▶ _SUPPLIED ENTRIES_:
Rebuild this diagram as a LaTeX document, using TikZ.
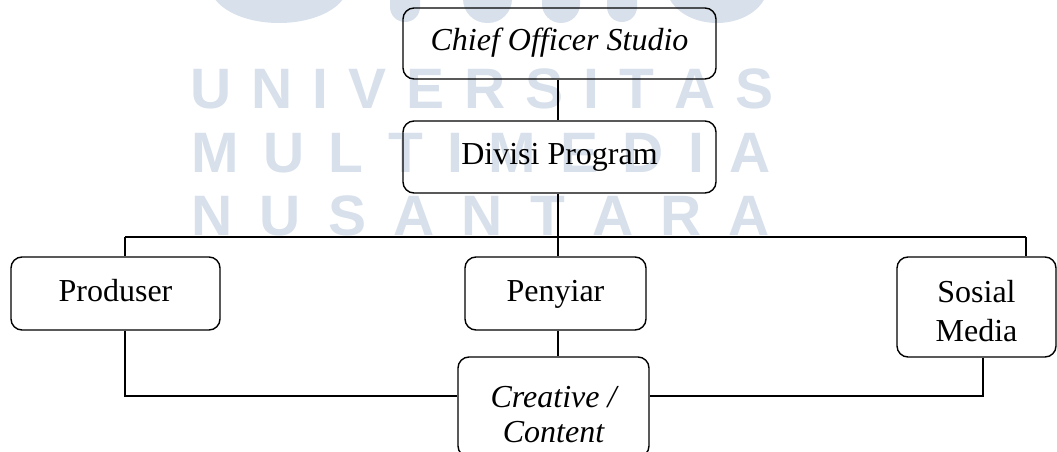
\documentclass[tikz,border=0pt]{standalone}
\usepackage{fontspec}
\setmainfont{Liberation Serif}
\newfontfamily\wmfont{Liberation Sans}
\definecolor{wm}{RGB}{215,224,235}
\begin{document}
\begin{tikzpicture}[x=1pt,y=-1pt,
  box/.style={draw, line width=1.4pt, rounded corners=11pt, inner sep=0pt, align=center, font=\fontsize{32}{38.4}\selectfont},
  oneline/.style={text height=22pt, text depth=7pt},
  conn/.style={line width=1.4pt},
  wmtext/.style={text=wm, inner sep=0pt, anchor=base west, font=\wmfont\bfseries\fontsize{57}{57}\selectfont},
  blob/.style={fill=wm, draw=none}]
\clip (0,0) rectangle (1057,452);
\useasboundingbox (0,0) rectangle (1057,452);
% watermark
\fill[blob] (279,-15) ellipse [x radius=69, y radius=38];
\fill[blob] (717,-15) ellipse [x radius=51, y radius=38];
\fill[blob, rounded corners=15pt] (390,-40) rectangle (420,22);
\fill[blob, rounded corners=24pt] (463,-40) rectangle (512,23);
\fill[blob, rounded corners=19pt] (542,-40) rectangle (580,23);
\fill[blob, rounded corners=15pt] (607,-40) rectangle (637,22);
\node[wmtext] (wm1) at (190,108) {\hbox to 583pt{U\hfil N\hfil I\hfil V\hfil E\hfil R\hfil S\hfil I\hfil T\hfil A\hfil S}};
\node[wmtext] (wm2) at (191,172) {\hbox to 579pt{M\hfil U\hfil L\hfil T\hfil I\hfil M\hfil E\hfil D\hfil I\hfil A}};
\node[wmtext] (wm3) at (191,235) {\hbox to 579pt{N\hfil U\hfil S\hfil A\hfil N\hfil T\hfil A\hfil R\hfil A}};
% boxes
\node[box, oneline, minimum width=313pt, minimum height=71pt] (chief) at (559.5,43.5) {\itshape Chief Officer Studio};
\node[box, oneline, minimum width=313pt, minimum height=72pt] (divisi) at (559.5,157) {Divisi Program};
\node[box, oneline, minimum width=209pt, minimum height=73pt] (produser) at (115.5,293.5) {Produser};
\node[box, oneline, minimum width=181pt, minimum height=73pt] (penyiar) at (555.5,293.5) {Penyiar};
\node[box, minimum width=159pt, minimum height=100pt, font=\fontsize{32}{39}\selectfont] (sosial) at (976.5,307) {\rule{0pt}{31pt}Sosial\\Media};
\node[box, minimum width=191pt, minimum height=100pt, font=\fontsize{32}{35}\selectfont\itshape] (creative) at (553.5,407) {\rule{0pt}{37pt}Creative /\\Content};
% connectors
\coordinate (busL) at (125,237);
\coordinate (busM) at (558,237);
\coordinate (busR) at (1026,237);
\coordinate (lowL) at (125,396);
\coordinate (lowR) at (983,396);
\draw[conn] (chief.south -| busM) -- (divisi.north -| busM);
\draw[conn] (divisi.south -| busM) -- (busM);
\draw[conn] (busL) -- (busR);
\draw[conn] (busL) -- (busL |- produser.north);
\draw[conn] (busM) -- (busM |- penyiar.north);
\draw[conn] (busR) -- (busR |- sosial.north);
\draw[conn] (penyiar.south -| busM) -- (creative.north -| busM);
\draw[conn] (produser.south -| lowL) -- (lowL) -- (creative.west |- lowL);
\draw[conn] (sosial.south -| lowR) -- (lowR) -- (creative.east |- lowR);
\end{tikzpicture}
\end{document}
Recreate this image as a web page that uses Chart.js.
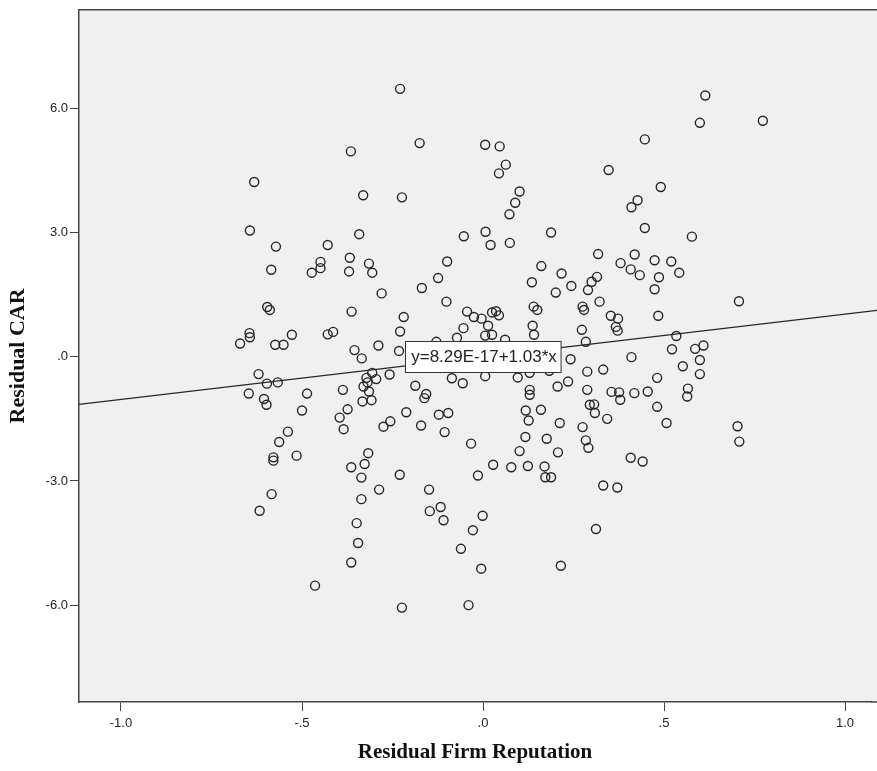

▶ _INSTRUCTIONS TO FOLLOW_: Set down all the data again exactly as above, pictures excluded.

▶ _EXERCISE SOLUTION_:
Rebuild this diagram as a LaTeX document, using TikZ.
\documentclass[tikz,border=0pt]{standalone}
\usepackage{fontspec}
\setmainfont{Liberation Serif}
\newfontfamily\wmfont{Liberation Sans}
\definecolor{wm}{RGB}{215,224,235}
\begin{document}
\begin{tikzpicture}[x=1pt,y=-1pt,
  box/.style={draw, line width=1.4pt, rounded corners=11pt, inner sep=0pt, align=center, font=\fontsize{32}{38.4}\selectfont},
  oneline/.style={text height=22pt, text depth=7pt},
  conn/.style={line width=1.4pt},
  wmtext/.style={text=wm, inner sep=0pt, anchor=base west, font=\wmfont\bfseries\fontsize{57}{57}\selectfont},
  blob/.style={fill=wm, draw=none}]
\clip (0,0) rectangle (1057,452);
\useasboundingbox (0,0) rectangle (1057,452);
% watermark
\fill[blob] (279,-15) ellipse [x radius=69, y radius=38];
\fill[blob] (717,-15) ellipse [x radius=51, y radius=38];
\fill[blob, rounded corners=15pt] (390,-40) rectangle (420,22);
\fill[blob, rounded corners=24pt] (463,-40) rectangle (512,23);
\fill[blob, rounded corners=19pt] (542,-40) rectangle (580,23);
\fill[blob, rounded corners=15pt] (607,-40) rectangle (637,22);
\node[wmtext] (wm1) at (190,108) {\hbox to 583pt{U\hfil N\hfil I\hfil V\hfil E\hfil R\hfil S\hfil I\hfil T\hfil A\hfil S}};
\node[wmtext] (wm2) at (191,172) {\hbox to 579pt{M\hfil U\hfil L\hfil T\hfil I\hfil M\hfil E\hfil D\hfil I\hfil A}};
\node[wmtext] (wm3) at (191,235) {\hbox to 579pt{N\hfil U\hfil S\hfil A\hfil N\hfil T\hfil A\hfil R\hfil A}};
% boxes
\node[box, oneline, minimum width=313pt, minimum height=71pt] (chief) at (559.5,43.5) {\itshape Chief Officer Studio};
\node[box, oneline, minimum width=313pt, minimum height=72pt] (divisi) at (559.5,157) {Divisi Program};
\node[box, oneline, minimum width=209pt, minimum height=73pt] (produser) at (115.5,293.5) {Produser};
\node[box, oneline, minimum width=181pt, minimum height=73pt] (penyiar) at (555.5,293.5) {Penyiar};
\node[box, minimum width=159pt, minimum height=100pt, font=\fontsize{32}{39}\selectfont] (sosial) at (976.5,307) {\rule{0pt}{31pt}Sosial\\Media};
\node[box, minimum width=191pt, minimum height=100pt, font=\fontsize{32}{35}\selectfont\itshape] (creative) at (553.5,407) {\rule{0pt}{37pt}Creative /\\Content};
% connectors
\coordinate (busL) at (125,237);
\coordinate (busM) at (558,237);
\coordinate (busR) at (1026,237);
\coordinate (lowL) at (125,396);
\coordinate (lowR) at (983,396);
\draw[conn] (chief.south -| busM) -- (divisi.north -| busM);
\draw[conn] (divisi.south -| busM) -- (busM);
\draw[conn] (busL) -- (busR);
\draw[conn] (busL) -- (busL |- produser.north);
\draw[conn] (busM) -- (busM |- penyiar.north);
\draw[conn] (busR) -- (busR |- sosial.north);
\draw[conn] (penyiar.south -| busM) -- (creative.north -| busM);
\draw[conn] (produser.south -| lowL) -- (lowL) -- (creative.west |- lowL);
\draw[conn] (sosial.south -| lowR) -- (lowR) -- (creative.east |- lowR);
\end{tikzpicture}
\end{document}
Recreate this image as a web page that uses Chart.js.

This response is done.